§ Given exercise
Set down the data below from its first line to the line holding "import pandas as pd", inclusive; omit all pictures.

§ Available data
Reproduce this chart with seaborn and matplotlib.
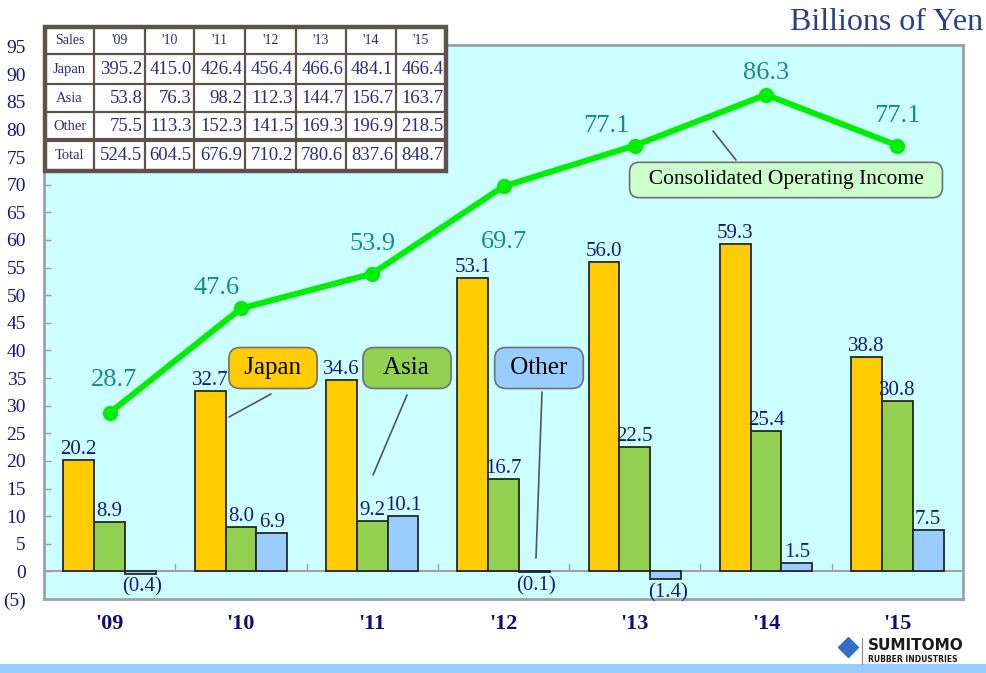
import matplotlib
matplotlib.use("Agg")
import matplotlib.pyplot as plt
from matplotlib.patches import Rectangle
from matplotlib.lines import Line2D
import seaborn as sns
import pandas as pd

# ---- data (billions of yen) ----
years = ["'09", "'10", "'11", "'12", "'13", "'14", "'15"]
regions = ["Japan", "Asia", "Other"]
japan_oi = [20.2, 32.7, 34.6, 53.1, 56.0, 59.3, 38.8]
asia_oi = [8.9, 8.0, 9.2, 16.7, 22.5, 25.4, 30.8]
other_oi = [-0.4, 6.9, 10.1, -0.1, -1.4, 1.5, 7.5]
consolidated_oi = [28.7, 47.6, 53.9, 69.7, 77.1, 86.3, 77.1]

japan_sales = [395.2, 415.0, 426.4, 456.4, 466.6, 484.1, 466.4]
asia_sales = [53.8, 76.3, 98.2, 112.3, 144.7, 156.7, 163.7]
other_sales = [75.5, 113.3, 152.3, 141.5, 169.3, 196.9, 218.5]
total_sales = [524.5, 604.5, 676.9, 710.2, 780.6, 837.6, 848.7]

y_ticks = list(range(-5, 100, 5))

region_colors = {"Japan": "#FFCC00", "Asia": "#92D050", "Other": "#99CCFF"}
NAVY = "#16168A"
TEAL = "#148A8A"
SERIF = ["Liberation Serif", "DejaVu Serif"]

sns.set_theme(style="white")
plt.rcParams["font.family"] = SERIF

W, H = 986, 673
fig = plt.figure(figsize=(W / 100, H / 100), dpi=100)
fig.patch.set_facecolor("white")


def fx(px):
    return px / W


def fy(py):
    return 1 - py / H


ax = fig.add_axes([fx(44), fy(599), fx(963) - fx(44), fy(45) - fy(599)])
ax.set_facecolor("#CCFFFF")

df = pd.DataFrame({
    "year": years * 3,
    "region": ["Japan"] * 7 + ["Asia"] * 7 + ["Other"] * 7,
    "value": japan_oi + asia_oi + other_oi,
})

sns.barplot(data=df, x="year", y="value", hue="region", order=years,
            hue_order=regions, palette=region_colors, width=0.705,
            edgecolor="#262626", linewidth=1.3, saturation=1, ax=ax,
            legend=False, zorder=3)


def fmt(v):
    return f"({abs(v):.1f})" if v < 0 else f"{v:.1f}"


# bar value labels
for container in ax.containers:
    for bar in container:
        v = bar.get_height()
        xc = bar.get_x() + bar.get_width() / 2
        if v >= 0:
            ax.annotate(fmt(v), (xc, v), xytext=(0, 1), textcoords="offset pixels",
                        ha="center", va="bottom", fontsize=15, color=NAVY, zorder=6)
        else:
            ax.annotate(fmt(v), (xc, v), xytext=(2, -4), textcoords="offset pixels",
                        ha="center", va="top", fontsize=15, color=NAVY, zorder=6)

# consolidated operating income line
line_df = pd.DataFrame({"pos": list(range(len(years))), "value": consolidated_oi})
sns.lineplot(data=line_df, x="pos", y="value", color="#00EE00", linewidth=4.3,
             marker="o", markersize=11, markeredgewidth=0, ax=ax, zorder=5)

label_offsets = [(4, 33), (-24, 20), (0, 30), (0, -56), (-28, 20), (0, 22), (0, 30)]
for i, (v, off) in enumerate(zip(consolidated_oi, label_offsets)):
    ax.annotate(f"{v:.1f}", (i, v), xytext=off, textcoords="offset pixels",
                ha="center", va="center", fontsize=19, color=TEAL, zorder=6)

# axes cosmetics
ax.set_xlim(-0.5, len(years) - 0.5)
ax.set_ylim(-4.8, 95.3)
ax.set_yticks(y_ticks)
ax.set_yticklabels([f"({abs(t)})" if t < 0 else str(t) for t in y_ticks])
ax.tick_params(axis="y", direction="in", length=5, width=1, color="#999999",
               labelsize=14, labelcolor=NAVY, pad=13, left=True)
ax.tick_params(axis="x", length=0, pad=11)
for lab in ax.get_xticklabels():
    lab.set_fontweight("bold")
    lab.set_fontsize(16)
    lab.set_color("#0C0C7A")
ax.set_xlabel("")
ax.set_ylabel("")
for s in ax.spines.values():
    s.set_color("#A0A0A0")
    s.set_linewidth(2)
ax.grid(False)

# zero line with separators between years
ax.axhline(0, color="#A0A0A0", linewidth=1.5, zorder=2)
for b in range(1, len(years)):
    ax.plot([b - 0.5, b - 0.5], [0, 1.3], color="#A0A0A0", linewidth=1, zorder=2)

# callout boxes
def callout(text, center, line_from, line_to, face, size=18):
    fig.text(fx(center[0]), fy(center[1]), text, ha="center", va="center",
             fontsize=size, color="black", zorder=10,
             bbox=dict(boxstyle="round,pad=0.38,rounding_size=0.45", fc=face,
                       ec="#707070", lw=1.2))
    fig.add_artist(Line2D([fx(line_from[0]), fx(line_to[0])],
                          [fy(line_from[1]), fy(line_to[1])],
                          color="#555555", lw=1.2, zorder=9))


callout(" Japan ", (273, 368), (271, 394), (229, 417), region_colors["Japan"])
callout("  Asia  ", (407, 368), (407, 395), (373, 475), region_colors["Asia"])
callout(" Other ", (539, 368), (542, 392), (536, 558), region_colors["Other"])
callout("  Consolidated Operating Income  ", (786, 180), (713, 131), (736, 160),
        "#CCFFCC", size=15.5)

# sales table
tab = fig.add_axes([fx(45), fy(171), fx(446) - fx(45), fy(27) - fy(171)])
tab.set_xlim(0, 401)
tab.set_ylim(144, 0)
tab.axis("off")
col_edges = [0, 49.3, 100, 149.3, 200, 250.7, 300.7, 350.7, 401]
row_edges = [0, 27.3, 57.3, 85.3, 113, 144]
tab.add_patch(Rectangle((0, 0), 401, 144, fc="white", ec="none", zorder=0))
GRID = "#5E534C"
for x in col_edges[1:-1]:
    tab.plot([x, x], [0, 144], color=GRID, lw=1.6, zorder=2)
for y in row_edges[1:-1]:
    tab.plot([0, 401], [y, y], color=GRID, lw=3 if y == 113 else 1.6, zorder=2)
tab.add_patch(Rectangle((0, 0), 401, 144, fc="none", ec=GRID, lw=3.2, zorder=3,
                        clip_on=False))

header = ["Sales"] + years
row_names = ["Japan", "Asia", "Other", "Total"]
rows = [japan_sales, asia_sales, other_sales, total_sales]
TCOL = "#2A2A80"
for j, h in enumerate(header):
    cx = (col_edges[j] + col_edges[j + 1]) / 2
    tab.text(cx, row_edges[0] + 14, h, ha="center", va="center", fontsize=10, color=TCOL)
for i, (name, vals) in enumerate(zip(row_names, rows)):
    cy = (row_edges[i + 1] + row_edges[i + 2]) / 2
    tab.text(col_edges[1] / 2, cy, name, ha="center", va="center", fontsize=10.5, color=TCOL)
    for j, v in enumerate(vals):
        tab.text(col_edges[j + 2] - 2.5, cy, f"{v:.1f}", ha="right", va="center",
                 fontsize=13.5, color=TCOL)

# unit title
fig.text(fx(983), fy(22), "Billions of Yen", ha="right", va="center",
         fontsize=23, color="#27408B")

# footer: company mark and band
fig.add_artist(Line2D([fx(848)], [fy(647)], marker="D", markersize=10,
                      color="#2E6FC8", linestyle="none"))
fig.add_artist(Line2D([fx(862), fx(862)], [fy(638), fy(664)], color="#888888", lw=0.8))
fig.text(fx(868), fy(646), "SUMITOMO", ha="left", va="center", fontsize=11,
         fontweight="bold", color="#1A1A1A", family=["Liberation Sans Narrow", "DejaVu Sans"])
fig.text(fx(868), fy(659), "RUBBER INDUSTRIES", ha="left", va="center", fontsize=5.5,
         fontweight="bold", color="#1A1A1A", family=["Liberation Sans Narrow", "DejaVu Sans"])
fig.add_artist(Rectangle((0, 0), 1, fy(664), transform=fig.transFigure,
                         fc="#99CCFF", ec="none"))

fig.savefig("out.png", dpi=100)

§ Solution below
Reproduce this chart with seaborn and matplotlib.
import matplotlib
matplotlib.use("Agg")
import matplotlib.pyplot as plt
from matplotlib.patches import Rectangle
from matplotlib.lines import Line2D
import seaborn as sns
import pandas as pd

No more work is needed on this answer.